Write the data below out exactly as it stands. Do not include the pictures.

** start of Supplied data **

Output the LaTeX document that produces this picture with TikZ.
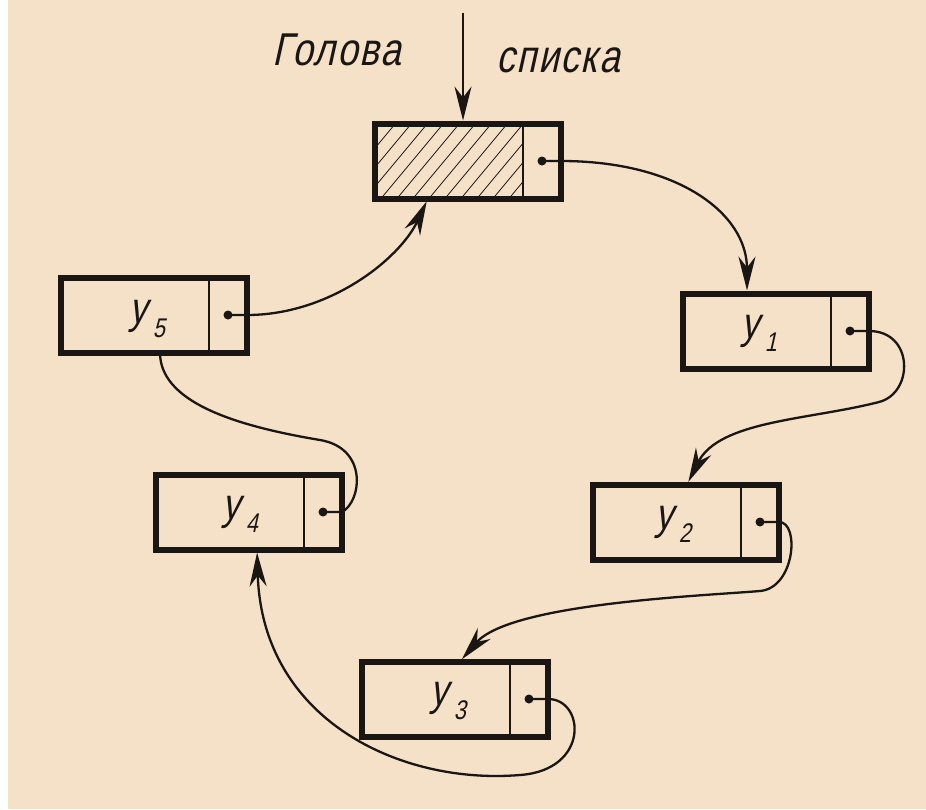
\documentclass[tikz,border=0pt]{standalone}
\usepackage{fontspec}
\setmainfont{Liberation Sans}[FakeStretch=0.8, FakeSlant=0.22, LetterSpace=4]
\usetikzlibrary{arrows.meta, positioning}
\definecolor{paper}{HTML}{F5E0C8}
\definecolor{ink}{HTML}{1A1614}
\newcommand{\yname}[1]{y\kern6pt\raisebox{-0.3em}{\fontsize{27}{27}\selectfont #1}}

\begin{document}
\begin{tikzpicture}[
  x=1pt,
  y=-1pt,
  every node/.style={ink},
  datacell/.style={draw=ink, line width=1.3pt, outer sep=0pt, inner sep=0pt,
                   minimum width=148pt, minimum height=75pt},
  ptrcell/.style={draw=ink, line width=1.3pt, outer sep=0pt, inner sep=0pt,
                  minimum width=38pt, minimum height=75pt},
  recframe/.style={draw=ink, line width=6pt},
  knot/.style={circle, fill=ink, inner sep=0pt, minimum size=9pt},
  tail/.style={ink, line width=2.3pt},
  link/.style={tail, shorten >=3pt,
               -{Stealth[length=34pt, width=17pt, inset=11pt]}},
  hatch/.style={ink, line width=0.8pt},
  caption/.style={font=\fontsize{46}{50}\selectfont, anchor=base},
  ylabel/.style={font=\fontsize{44}{48}\selectfont}
]
  % ---- paper ----
  \fill[white] (0,0) rectangle (926,809);
  \fill[paper] (8,0) rectangle (926,809);
  \useasboundingbox (0,0) rectangle (926,809);

  % ---- list records: data cell + pointer cell ----
  \node[datacell] (head) at (449,161) {};
  \node[datacell] (y1) at (757,331) {};
  \node[datacell] (y2) at (667,522) {};
  \node[datacell] (y3) at (436,699) {};
  \node[datacell] (y4) at (230,512) {};
  \node[datacell] (y5) at (135,315) {};
  \foreach \r in {head,y1,y2,y3,y4,y5}
    \node[ptrcell, right=0pt of \r] (\r p) {};

  % ---- hatched head cell ----
  \begin{scope}
    \clip (head.south west) rectangle (head.north east);
    \foreach \k in {0,...,16}
      \draw[hatch] ([xshift=\k*16pt-90pt]head.south west) -- ++(100,-120);
  \end{scope}

  % ---- thick outlines ----
  \foreach \r in {head,y1,y2,y3,y4,y5}
    \draw[recframe] (\r.north west) rectangle (\r p.south east);

  % ---- values ----
  \node[ylabel] (y1t) at ([xshift=2pt, yshift=-2pt]y1.center) {\yname{1}};
  \node[ylabel] (y2t) at ([xshift=6pt, yshift=-2pt]y2.center) {\yname{2}};
  \node[ylabel] (y3t) at ([xshift=12pt, yshift=-2pt]y3.center) {\yname{3}};
  \node[ylabel] (y4t) at ([xshift=10pt, yshift=-2pt]y4.center) {\yname{4}};
  \node[ylabel] (y5t) at ([xshift=12pt, yshift=-4pt]y5.center) {\yname{5}};

  % ---- pointer dots ----
  \foreach \r in {head,y1,y2,y3,y4,y5}
    \node[knot] (\r k) at (\r p.center) {};

  % ---- entry pointer ----
  \coordinate (entry) at ([xshift=14pt, yshift=111pt]head.north);
  \draw[link] (entry) -- ([xshift=14pt]head.north);
  \node[caption] (capl) at (337,65) {Голова};
  \node[caption] (capr) at (558,72) {списка};

  % ---- bend points of the links ----
  \coordinate (j1) at ([xshift=10pt, yshift=-71pt]y1p.east);
  \coordinate (j2) at ([xshift=-19pt, yshift=-69pt]y2p.east);
  \coordinate (j3) at ([xshift=-28pt, yshift=-76pt]y3p.east);
  \coordinate (j4) at ([xshift=-22pt, yshift=72pt]y4p.east);

  % ---- links ----
  \draw[link] (headk.center) -- (headp.east)
    .. controls +(117,0) and +(0,-80) .. ([xshift=-10pt]y1.north);
  \draw[link] (y1k.center) -- (y1p.east)
    .. controls +(45,0) and +(35,-9) .. (j1)
    .. controls +(-70,18) and +(32,-64) .. ([xshift=20pt]y2.north);
  \draw[link] (y2k.center) -- (y2p.east)
    .. controls +(21,0) and +(35,-3) .. (j2)
    .. controls +(-60,5) and +(50,-58) .. ([xshift=24pt]y3.north);
  \draw[link] (y3k.center) -- (y3p.east)
    .. controls +(37,0) and +(70,-5) .. (j3)
    .. controls +(-120,10) and +(5,170) .. ([xshift=27pt]y4.south);
  \draw[tail] (y4k.center) -- (y4p.east)
    .. controls +(20,-11) and +(48,8) .. (j4)
    .. controls +(-90,-15) and +(0,48) .. ([xshift=25pt]y5.south);
  \draw[link] (y5k.center) -- (y5p.east)
    .. controls +(83,0) and +(-28,60) .. ([xshift=-21pt]head.south);
\end{tikzpicture}
\end{document}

** end of Supplied data **

**Problem solution:**
Output the LaTeX document that produces this picture with TikZ.
\documentclass[tikz,border=0pt]{standalone}
\usepackage{fontspec}
\setmainfont{Liberation Sans}[FakeStretch=0.8, FakeSlant=0.22, LetterSpace=4]
\usetikzlibrary{arrows.meta, positioning}
\definecolor{paper}{HTML}{F5E0C8}
\definecolor{ink}{HTML}{1A1614}
\newcommand{\yname}[1]{y\kern6pt\raisebox{-0.3em}{\fontsize{27}{27}\selectfont #1}}

\begin{document}
\begin{tikzpicture}[
  x=1pt,
  y=-1pt,
  every node/.style={ink},
  datacell/.style={draw=ink, line width=1.3pt, outer sep=0pt, inner sep=0pt,
                   minimum width=148pt, minimum height=75pt},
  ptrcell/.style={draw=ink, line width=1.3pt, outer sep=0pt, inner sep=0pt,
                  minimum width=38pt, minimum height=75pt},
  recframe/.style={draw=ink, line width=6pt},
  knot/.style={circle, fill=ink, inner sep=0pt, minimum size=9pt},
  tail/.style={ink, line width=2.3pt},
  link/.style={tail, shorten >=3pt,
               -{Stealth[length=34pt, width=17pt, inset=11pt]}},
  hatch/.style={ink, line width=0.8pt},
  caption/.style={font=\fontsize{46}{50}\selectfont, anchor=base},
  ylabel/.style={font=\fontsize{44}{48}\selectfont}
]
  % ---- paper ----
  \fill[white] (0,0) rectangle (926,809);
  \fill[paper] (8,0) rectangle (926,809);
  \useasboundingbox (0,0) rectangle (926,809);

  % ---- list records: data cell + pointer cell ----
  \node[datacell] (head) at (449,161) {};
  \node[datacell] (y1) at (757,331) {};
  \node[datacell] (y2) at (667,522) {};
  \node[datacell] (y3) at (436,699) {};
  \node[datacell] (y4) at (230,512) {};
  \node[datacell] (y5) at (135,315) {};
  \foreach \r in {head,y1,y2,y3,y4,y5}
    \node[ptrcell, right=0pt of \r] (\r p) {};

  % ---- hatched head cell ----
  \begin{scope}
    \clip (head.south west) rectangle (head.north east);
    \foreach \k in {0,...,16}
      \draw[hatch] ([xshift=\k*16pt-90pt]head.south west) -- ++(100,-120);
  \end{scope}

  % ---- thick outlines ----
  \foreach \r in {head,y1,y2,y3,y4,y5}
    \draw[recframe] (\r.north west) rectangle (\r p.south east);

  % ---- values ----
  \node[ylabel] (y1t) at ([xshift=2pt, yshift=-2pt]y1.center) {\yname{1}};
  \node[ylabel] (y2t) at ([xshift=6pt, yshift=-2pt]y2.center) {\yname{2}};
  \node[ylabel] (y3t) at ([xshift=12pt, yshift=-2pt]y3.center) {\yname{3}};
  \node[ylabel] (y4t) at ([xshift=10pt, yshift=-2pt]y4.center) {\yname{4}};
  \node[ylabel] (y5t) at ([xshift=12pt, yshift=-4pt]y5.center) {\yname{5}};

  % ---- pointer dots ----
  \foreach \r in {head,y1,y2,y3,y4,y5}
    \node[knot] (\r k) at (\r p.center) {};

  % ---- entry pointer ----
  \coordinate (entry) at ([xshift=14pt, yshift=111pt]head.north);
  \draw[link] (entry) -- ([xshift=14pt]head.north);
  \node[caption] (capl) at (337,65) {Голова};
  \node[caption] (capr) at (558,72) {списка};

  % ---- bend points of the links ----
  \coordinate (j1) at ([xshift=10pt, yshift=-71pt]y1p.east);
  \coordinate (j2) at ([xshift=-19pt, yshift=-69pt]y2p.east);
  \coordinate (j3) at ([xshift=-28pt, yshift=-76pt]y3p.east);
  \coordinate (j4) at ([xshift=-22pt, yshift=72pt]y4p.east);

  % ---- links ----
  \draw[link] (headk.center) -- (headp.east)
    .. controls +(117,0) and +(0,-80) .. ([xshift=-10pt]y1.north);
  \draw[link] (y1k.center) -- (y1p.east)
    .. controls +(45,0) and +(35,-9) .. (j1)
    .. controls +(-70,18) and +(32,-64) .. ([xshift=20pt]y2.north);
  \draw[link] (y2k.center) -- (y2p.east)
    .. controls +(21,0) and +(35,-3) .. (j2)
    .. controls +(-60,5) and +(50,-58) .. ([xshift=24pt]y3.north);
  \draw[link] (y3k.center) -- (y3p.east)
    .. controls +(37,0) and +(70,-5) .. (j3)
    .. controls +(-120,10) and +(5,170) .. ([xshift=27pt]y4.south);
  \draw[tail] (y4k.center) -- (y4p.east)
    .. controls +(20,-11) and +(48,8) .. (j4)
    .. controls +(-90,-15) and +(0,48) .. ([xshift=25pt]y5.south);
  \draw[link] (y5k.center) -- (y5p.east)
    .. controls +(83,0) and +(-28,60) .. ([xshift=-21pt]head.south);
\end{tikzpicture}
\end{document}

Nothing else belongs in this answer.